Mais surtout, ce double scrutin est crucial pour le président, car il va accélérer l’entrée en vigueur des mesures renforçant ses prérogatives adoptées lors du référendum constitutionnel d’avril 2017. Cette révision constitutionnelle a permis de transformer le pays d’un système parlementaire à un système présidentiel et a permis à Erdogan de briguer deux nouveaux mandats présidentiels de cinq ans. « Ces réformes ne sont toujours pas entrées en vigueur et ne seront effectives qu’après les prochaines présidentielles, c’est pourquoi Erdogan a anticipé le vote. Il ne peut pas attendre un an et demi pour étendre ses pouvoirs et renforcer son emprise sur le pays, surtout qu’il fait face à plusieurs défis économiques, politiques et régionaux surtout après son intervention en Syrie et en Iraq et la perturbation de ses relations avec ses voisins et l’Occident. Erdogan aiguise d’impatience afin d’être le maître absolu du pays », explique Dr Hicham Mourad, professeur de sciences politiques à l’Université du Caire.

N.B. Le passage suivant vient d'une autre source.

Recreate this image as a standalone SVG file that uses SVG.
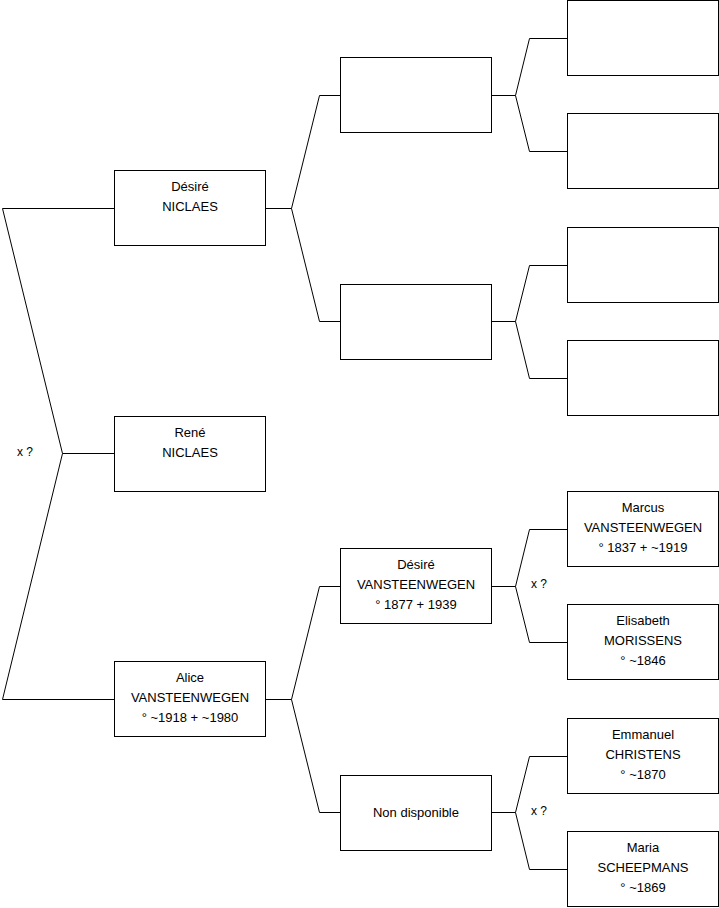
<svg xmlns="http://www.w3.org/2000/svg" width="719" height="908" viewBox="0 0 719 908">
<style>
.box{fill:#fff;stroke:#000;stroke-width:1}
.ln{fill:none;stroke:#000;stroke-width:1}
text{font-family:"Liberation Sans",Arial,sans-serif;font-size:13px;fill:#000;text-anchor:middle}
.lbl{font-size:12px;text-anchor:start}
</style>
<rect width="719" height="908" fill="#fff"/>
<g id="connectors">
<polyline class="ln" points="114.5,208.5 2.5,208.5 62.5,453.5 2.5,699.5 114.5,699.5"/>
<line class="ln" x1="62.5" y1="453.5" x2="114.5" y2="453.5"/>
<polyline class="ln" points="265.5,208.5 291.5,208.5 319.5,95.5 340.5,95.5"/>
<polyline class="ln" points="291.5,208.5 319.5,321.5 340.5,321.5"/>
<polyline class="ln" points="265.5,699.5 291.5,699.5 319.5,586.5 340.5,586.5"/>
<polyline class="ln" points="291.5,699.5 319.5,812.5 340.5,812.5"/>
<polyline class="ln" points="491.5,95.5 515.5,95.5 529.5,38.5 567.5,38.5"/>
<polyline class="ln" points="515.5,95.5 529.5,151.5 567.5,151.5"/>
<polyline class="ln" points="491.5,321.5 515.5,321.5 529.5,265.5 567.5,265.5"/>
<polyline class="ln" points="515.5,321.5 529.5,378.5 567.5,378.5"/>
<polyline class="ln" points="491.5,586.5 515.5,586.5 529.5,529.5 567.5,529.5"/>
<polyline class="ln" points="515.5,586.5 529.5,642.5 567.5,642.5"/>
<polyline class="ln" points="491.5,812.5 515.5,812.5 529.5,756.5 567.5,756.5"/>
<polyline class="ln" points="515.5,812.5 529.5,869.5 567.5,869.5"/>
<text class="lbl" x="17" y="456">x ?</text>
<text class="lbl" x="531" y="588">x ?</text>
<text class="lbl" x="531" y="815">x ?</text>
</g>
<g id="desire-niclaes"><rect class="box" x="114.5" y="170.5" width="151" height="75"/><text x="190" y="191">Désiré</text><text x="190" y="211">NICLAES</text></g>
<g id="rene-niclaes"><rect class="box" x="114.5" y="416.5" width="151" height="75"/><text x="190" y="437">René</text><text x="190" y="457">NICLAES</text></g>
<g id="alice-vansteenwegen"><rect class="box" x="114.5" y="661.5" width="151" height="75"/><text x="190" y="682">Alice</text><text x="190" y="702">VANSTEENWEGEN</text><text x="190" y="722">° ~1918 + ~1980</text></g>
<g id="g2a"><rect class="box" x="340.5" y="57.5" width="151" height="75"/></g>
<g id="g2b"><rect class="box" x="340.5" y="284.5" width="151" height="75"/></g>
<g id="desire-vansteenwegen"><rect class="box" x="340.5" y="548.5" width="151" height="75"/><text x="416" y="569">Désiré</text><text x="416" y="589">VANSTEENWEGEN</text><text x="416" y="609">° 1877 + 1939</text></g>
<g id="non-disponible"><rect class="box" x="340.5" y="775.5" width="151" height="75"/><text x="416" y="817">Non disponible</text></g>
<g id="g3a"><rect class="box" x="567.5" y="0.5" width="151" height="75"/></g>
<g id="g3b"><rect class="box" x="567.5" y="113.5" width="151" height="75"/></g>
<g id="g3c"><rect class="box" x="567.5" y="227.5" width="151" height="75"/></g>
<g id="g3d"><rect class="box" x="567.5" y="340.5" width="151" height="75"/></g>
<g id="marcus"><rect class="box" x="567.5" y="491.5" width="151" height="75"/><text x="643" y="512">Marcus</text><text x="643" y="532">VANSTEENWEGEN</text><text x="643" y="552">° 1837 + ~1919</text></g>
<g id="elisabeth"><rect class="box" x="567.5" y="604.5" width="151" height="75"/><text x="643" y="625">Elisabeth</text><text x="643" y="645">MORISSENS</text><text x="643" y="665">° ~1846</text></g>
<g id="emmanuel"><rect class="box" x="567.5" y="718.5" width="151" height="75"/><text x="643" y="739">Emmanuel</text><text x="643" y="759">CHRISTENS</text><text x="643" y="779">° ~1870</text></g>
<g id="maria"><rect class="box" x="567.5" y="831.5" width="151" height="75"/><text x="643" y="852">Maria</text><text x="643" y="872">SCHEEPMANS</text><text x="643" y="892">° ~1869</text></g>
</svg>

Mais pour se disculper de toute accusation concernant sa volonté de devenir le maître absolu du pays, le président turc a justifié sa décision par la nécessité de passer urgemment au système présidentiel, afin de faire face à l’accélération des développements en Syrie et la nécessité de prendre rapidement des décisions économiques importantes.
Avec un président avide de pouvoir comme Erdogan qui a remporté tous les scrutins depuis 2003, le résultat du prochain scrutin semble joué d’avance surtout à cause de l’absence d’un adversaire apte à rivaliser avec lui après la vague de purges massive qu’il a faite contre ses adversaires depuis le putsch manqué de juillet 2016.